Anurag Sarkar Everyday blogs

Microservices and metrics

Having the right metrics in place is critical. For any microservice when things start to break having an overview of what broke is important. Because if you cannot see it you cannot fix it. Metrics is not only about having graphs and numbers but graphs that actually mean something and can give us a holistic view of what happened.

Designing proper metrics for a microservice or a system is a skill rarely possessed. Metrics is not only about the CPU, RAM, and thread count, but also about nuances like error codes, DB failures, rate limiting, etc.

Here comes the concept of RED (Rate, Error, and Duration) metrics. As an engineer you want to build a dashboard that contains the fundamentals and the business metrics, you don’t want your product managers to be sad, do you?

Let’s dig deeper into the RED metrics.

  • R for Rete Rate metrics tells you about how many requests does the system process over some time, it is not only the number of API calls but also MQ messages or cron jobs or any external or internal process. This is important to estimate the scale of a system and how to handle a surge in the volume of requests the system receives. It can also determine the growth of any system as time passes.
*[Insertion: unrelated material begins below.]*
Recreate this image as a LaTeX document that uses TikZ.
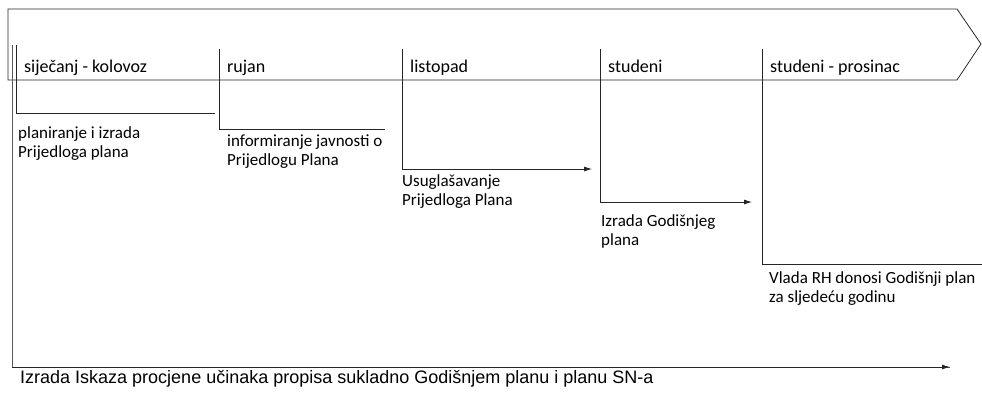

  • E for Error Error metrics is super important, it tells you how many and what type of errors the system has encountered over some time. It is not only useful for an engineer who is building the system but also the product folks who try to look at all the errors and try to understand what might have gone wrong with some of the processes designed. If not a business fault, it is easier to find which downstream broke and why? Having the right error metrics and code will save you crucial minutes in time of downtime. Having exhaustive error codes which are common across the organization particularly helps the on-call to figure out the bug when it’s 2 in the morning. (Database errors, Rate limiting errors are the most common errors in a system and should not be skipped, they can be indicators of bad scaling policy or even a bad design practice that went unnoticed.)

  • D for Duration having duration metrics will tell you how fast or slow is your system processing or reacting to a certain request. Duration will also tell you if there is a network fault or bottleneck between two systems. Providing SLA becomes easy when you have durations set up for rach API and the message that is being processed. The best practice of having duration metrics is to have latency buckets with 0.50, 0.90, and 0.99 percentile durations. This will tell you the median, the high, and the worst-case performers which will have you provide others with the right SLA. Durations not only show how much time it took to process a request but also how much time external systems took in that request like DNS, TLS, etc.